Peugeots were sold here in the US until the early 1990s and they most certainly did not have a reputation for being boringly reliable. Stylishly unreliable would probably be a better way to describe them. :lol: Their diesel engines were probably decent though. They have quite a reputation for them. I seem to remember them using the PRV petrol engines in the 505 they sold here until their demise from the US market. These were made under a joint venture between Peugeot, Renault, and Volvo.

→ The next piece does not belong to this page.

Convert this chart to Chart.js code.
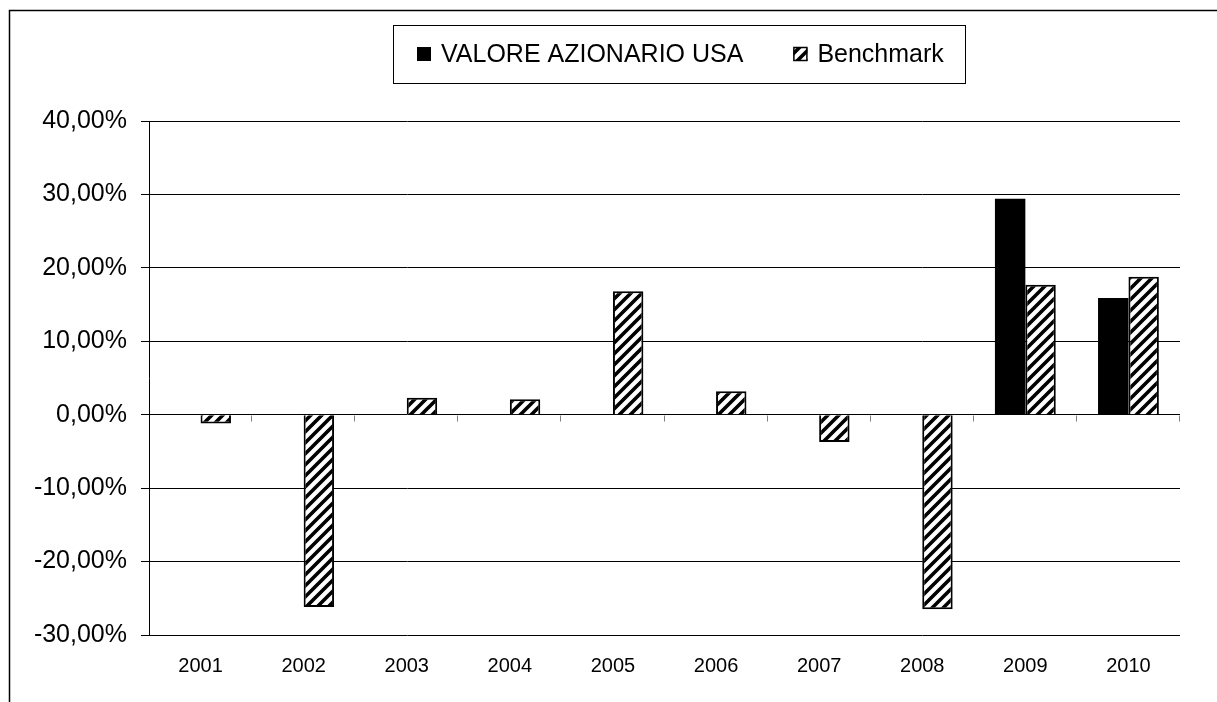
<!DOCTYPE html>
<html>
<head>
<meta charset="utf-8">
<script src="https://cdn.jsdelivr.net/npm/chart.js@4/dist/chart.umd.min.js"></script>
<style>
  html, body { margin: 0; padding: 0; background: #fff; }
</style>
</head>
<body>
<canvas id="myChart" width="1217" height="702"></canvas>
<script>
// data (percent)
const years = ['2001', '2002', '2003', '2004', '2005', '2006', '2007', '2008', '2009', '2010'];
const usaValues = [null, null, null, null, null, null, null, null, 29.4, 15.9];
const benchValues = [-1.2, -26.2, 2.3, 2.1, 16.8, 3.2, -3.7, -26.5, 17.7, 18.8];
const seriesNames = ['VALORE AZIONARIO USA', 'Benchmark'];
const yMin = -30, yMax = 40, yStep = 10;

const FONT = "'Liberation Sans', Arial, sans-serif";
var ctx = document.getElementById('myChart').getContext('2d');

// diagonal "/" hatch
function makeHatch() {
  const s = 11;
  const c = document.createElement('canvas');
  c.width = s; c.height = s;
  const g = c.getContext('2d');
  g.fillStyle = '#fff';
  g.fillRect(0, 0, s, s);
  g.strokeStyle = '#000';
  g.lineWidth = 3.6;
  g.beginPath();
  g.moveTo(-s / 2, s / 2); g.lineTo(s / 2, -s / 2);
  g.moveTo(0, s); g.lineTo(s, 0);
  g.moveTo(s / 2, s * 1.5); g.lineTo(s * 1.5, s / 2);
  g.stroke();
  return ctx.createPattern(c, 'repeat');
}
const hatch = makeHatch();

// outer frame (top + left edges visible)
const framePlugin = {
  id: 'frame',
  beforeDraw(chart) {
    const c = chart.ctx;
    c.save();
    c.fillStyle = '#fff';
    c.fillRect(0, 0, chart.width, chart.height);
    c.strokeStyle = '#000';
    c.lineWidth = 1.5;
    c.beginPath();
    c.moveTo(9.5, chart.height + 5);
    c.lineTo(9.5, 10.5);
    c.lineTo(chart.width + 5, 10.5);
    c.stroke();
    c.restore();
  }
};

// small tick marks on the zero line at category boundaries
const zeroTicks = {
  id: 'zeroTicks',
  afterDatasetsDraw(chart) {
    const x = chart.scales.x, y = chart.scales.y;
    const y0 = Math.round(y.getPixelForValue(0)) + 0.5;
    const n = chart.data.labels.length;
    const c = chart.ctx;
    c.save();
    c.strokeStyle = '#808080';
    c.lineWidth = 1;
    c.beginPath();
    for (let i = 1; i <= n; i++) {
      const px = Math.round(x.left + i * (x.right - x.left) / n) - 0.5;
      c.moveTo(px, y0);
      c.lineTo(px, y0 + 6);
    }
    c.stroke();
    c.restore();
  }
};

// boxed legend like the original
const legendBox = {
  id: 'legendBox',
  afterDraw(chart) {
    const c = chart.ctx;
    c.save();
    c.font = '25px ' + FONT;
    const box = 14, gap = 10, itemGap = 50, padL = 24, padR = 21;
    const sets = chart.data.datasets;
    const widths = sets.map(ds => box + gap + c.measureText(ds.label).width);
    const inner = widths.reduce((a, b) => a + b, 0) + itemGap * (sets.length - 1);
    const w = Math.round(inner + padL + padR), h = 58;
    const cx = 679, top = 25;
    const left = Math.round(cx - w / 2);
    c.fillStyle = '#fff';
    c.fillRect(left, top, w, h);
    c.strokeStyle = '#000';
    c.lineWidth = 1;
    c.strokeRect(left + 0.5, top + 0.5, w, h);
    let x = left + padL;
    const midY = top + h / 2;
    sets.forEach((ds, i) => {
      c.fillStyle = ds.backgroundColor;
      c.fillRect(x, midY - 7, box, box);
      if (ds.borderWidth) {
        c.strokeStyle = '#000';
        c.lineWidth = 1.5;
        c.strokeRect(x + 0.5, midY - 6.5, box - 1, box - 1);
      }
      c.fillStyle = '#000';
      c.textBaseline = 'middle';
      c.fillText(ds.label, x + box + gap, midY + 1);
      x += widths[i] + itemGap;
    });
    c.restore();
  }
};

var myChart = new Chart(ctx, {
  type: 'bar',
  data: {
    labels: years,
    datasets: [{
      label: seriesNames[0],
      data: usaValues,
      backgroundColor: '#000',
      borderWidth: 0
    }, {
      label: seriesNames[1],
      data: benchValues,
      backgroundColor: hatch,
      borderColor: '#000',
      borderWidth: 2
    }]
  },
  options: {
    responsive: false,
    animation: false,
    devicePixelRatio: 1,
    layout: { padding: { top: 121, right: 37, bottom: 0, left: 0 } },
    datasets: { bar: { categoryPercentage: 0.59, barPercentage: 1 } },
    plugins: {
      legend: { display: false },
      tooltip: { enabled: false }
    },
    scales: {
      x: {
        grid: { display: false },
        border: { display: false },
        ticks: { color: '#000', font: { family: FONT, size: 20 }, padding: 11, maxRotation: 0 },
        afterFit(scale) { scale.height = 67; }
      },
      y: {
        min: yMin,
        max: yMax,
        grid: { color: '#000', lineWidth: 1, tickLength: 8, tickColor: '#000' },
        border: { color: '#000', width: 1 },
        ticks: {
          stepSize: yStep,
          color: '#000',
          padding: 14,
          font: { family: FONT, size: 25 },
          callback: v => v.toFixed(2).replace('.', ',') + '%'
        },
        afterFit(scale) { scale.width = 149; }
      }
    }
  },
  plugins: [framePlugin, zeroTicks, legendBox]
});
</script>
</body>
</html>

Chrysler used them in a couple of models after they brought out AMC (AMC and Renault were linked up at one time), the Eagle Premier and Dodge Monaco.


----------



## Guest (Jul 9, 2018)

atsizat said:


> And bought Citroen?


yes .


----------



## Norman Gunston (Apr 21, 2018)

But they have now brought Opel


----------



## EddieRUKiddingVarese (Jan 8, 2013)

Will Peugeot beat Tvornica Autobusa Zagreb in the world Cup


----------



## Dan Ante (May 4, 2016)

EddieRUKiddingVarese said:


> Will Peugeot beat Tvornica Autobusa Zagreb in the world Cup


Of course they will but wait till they get a taste of Holden.


----------



## EddieRUKiddingVarese (Jan 8, 2013)

Dan Ante said:


> Of course they will but wait till they get a taste of Holden.

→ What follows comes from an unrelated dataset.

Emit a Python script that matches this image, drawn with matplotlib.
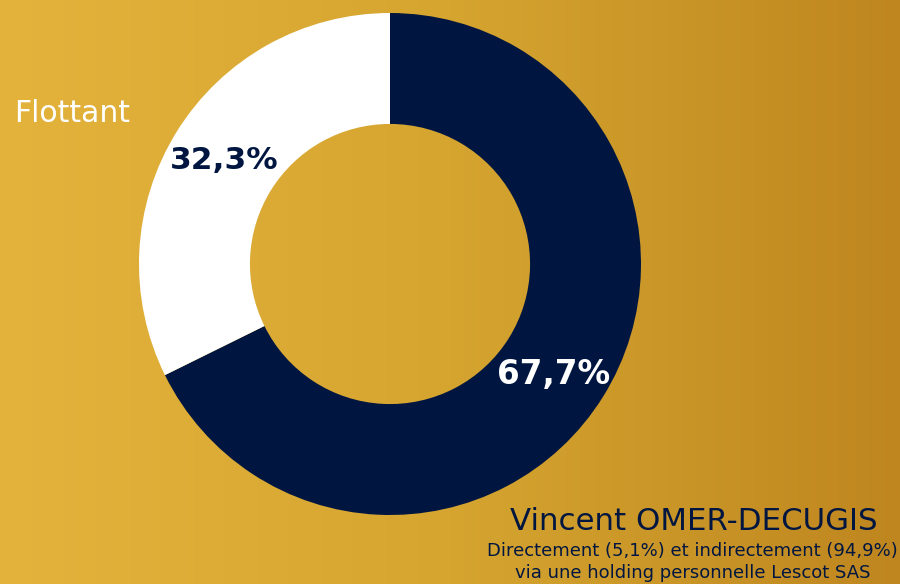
import numpy as np
import matplotlib
matplotlib.use('Agg')
import matplotlib.pyplot as plt
from matplotlib.colors import LinearSegmentedColormap

plt.rcParams['font.family'] = ['DejaVu Sans']

# données
labels = ['Vincent OMER-DECUGIS', 'Flottant']
values = [67.7, 32.3]
colors = ['#001640', '#ffffff']
pct_colors = ['#ffffff', '#001640']

navy = '#001640'

fig = plt.figure(figsize=(9, 5.84), dpi=100)

# fond dégradé
bg = fig.add_axes([0, 0, 1, 1])
grad = np.linspace(0, 1, 900).reshape(1, -1)
cmap = LinearSegmentedColormap.from_list('gold', ['#e4b33c', '#d5a530', '#bf861f'], N=1024)
bg.imshow(grad, aspect='auto', cmap=cmap, extent=[0, 1, 0, 1], interpolation='bilinear')
bg.axis('off')

# anneau
ax = fig.add_axes([139 / 900, 69 / 584, 502 / 900, 502 / 584])
wedges, texts, autotexts = ax.pie(
    values, colors=colors, startangle=90, counterclock=False,
    radius=1, wedgeprops=dict(width=0.442, linewidth=0),
    autopct=lambda p: f'{p:.1f}%'.replace('.', ','), pctdistance=0.78)
for t, c in zip(autotexts, pct_colors):
    t.set_color(c)
    t.set_fontweight('bold')
autotexts[0].set_fontsize(23.5)
autotexts[1].set_fontsize(22.5)
autotexts[0].set_position((0.65, -0.44))
ax.set_xlim(-1, 1)
ax.set_ylim(-1, 1)
ax.set_aspect('equal')
ax.axis('off')

# légendes
fig.text(72 / 900, 1 - 113 / 584, labels[1], color='white', fontsize=21.5,
         ha='center', va='center')
fig.text(693.5 / 900, 1 - 522 / 584, labels[0], color=navy, fontsize=22.2,
         ha='center', va='center')
fig.text(692.5 / 900, 1 - 551 / 584, 'Directement (5,1%) et indirectement (94,9%)',
         color=navy, fontsize=13, ha='center', va='center')
fig.text(692.5 / 900, 1 - 573 / 584, 'via une holding personnelle Lescot SAS',
         color=navy, fontsize=13, ha='center', va='center')

fig.savefig('out.png', dpi=100)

Think we already have with the Commodore now Peugeot owned


----------



## Dan Ante (May 4, 2016)

Oh shoot I am well out of touch. ..


----------



## distantprommer (Sep 26, 2011)

I have been a Peugeot owner for 30 years now. In the US, in Netehrlands, in the UK and now in retirement in Playa. The last Peugeot I bought was eight years ago. I have never had any problems. Great cars.


----------



## EddieRUKiddingVarese (Jan 8, 2013)

The front wheel fell off my wifes Pugg (stub axle failed) - never again


----------



## Dan Ante (May 4, 2016)

I purchased a new Fairmont about 15-20 years ago, picked it up after its first service, opened the passenger door for my wife (I know I am old fashioned) and it fell off being a bit miffed I got the service manager to pick it up, the hinges were full of rust and had sheared the pin he told me "they are heavy doors" ?????


----------



## EddieRUKiddingVarese (Jan 8, 2013)

Dan Ante said:


> I purchased a new Fairmont about 15-20 years ago, picked it up after its first service, opened the passenger door for my wife (I know I am old fashioned) and it fell off being a bit miffed I got the service manager to pick it up, the hinges were full of rust and had sheared the pin he told me "they are heavy doors" ?????

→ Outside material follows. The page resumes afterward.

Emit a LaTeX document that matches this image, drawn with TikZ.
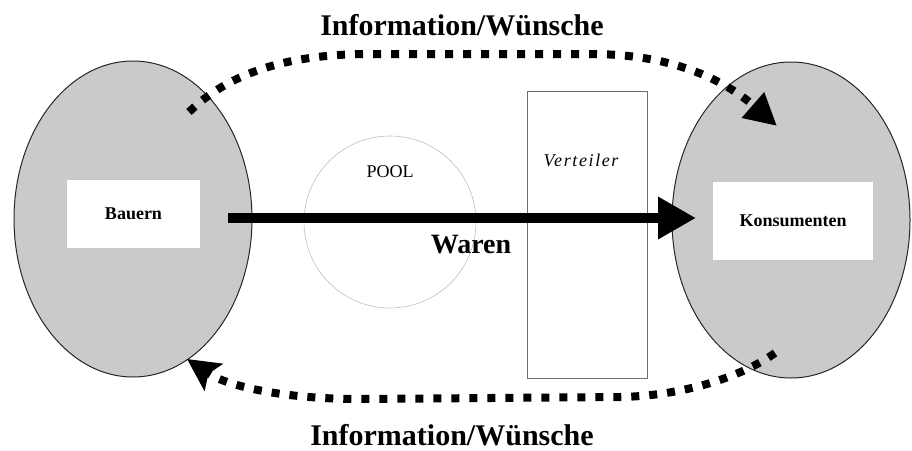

Good Olde Aussie Koality. Obviously an export only special model


----------



## KenOC (Mar 7, 2011)

Many years ago I got a hankering for a Mercedes 280SEL. Having little money, it would have to be a well-used one. Found one at a dealership advertising 70+ thousand miles. But on the inside of the door, where the maintenance stickers are, it said the last oil change was 286 thousand! I called this to the dealer's attention and he shrugged.


----------



## EddieRUKiddingVarese (Jan 8, 2013)

KenOC said:


> Many years ago I got a hankering for a Mercedes 280SEL. Having little money, it would have to be a well-used one. Found one at a dealership advertising 70+ thousand miles. But on the inside of the door, where the maintenance stickers are, it said the last oil change was 286 thousand! I called this to the dealer's attention and he shrugged.


Well run in hey............................


----------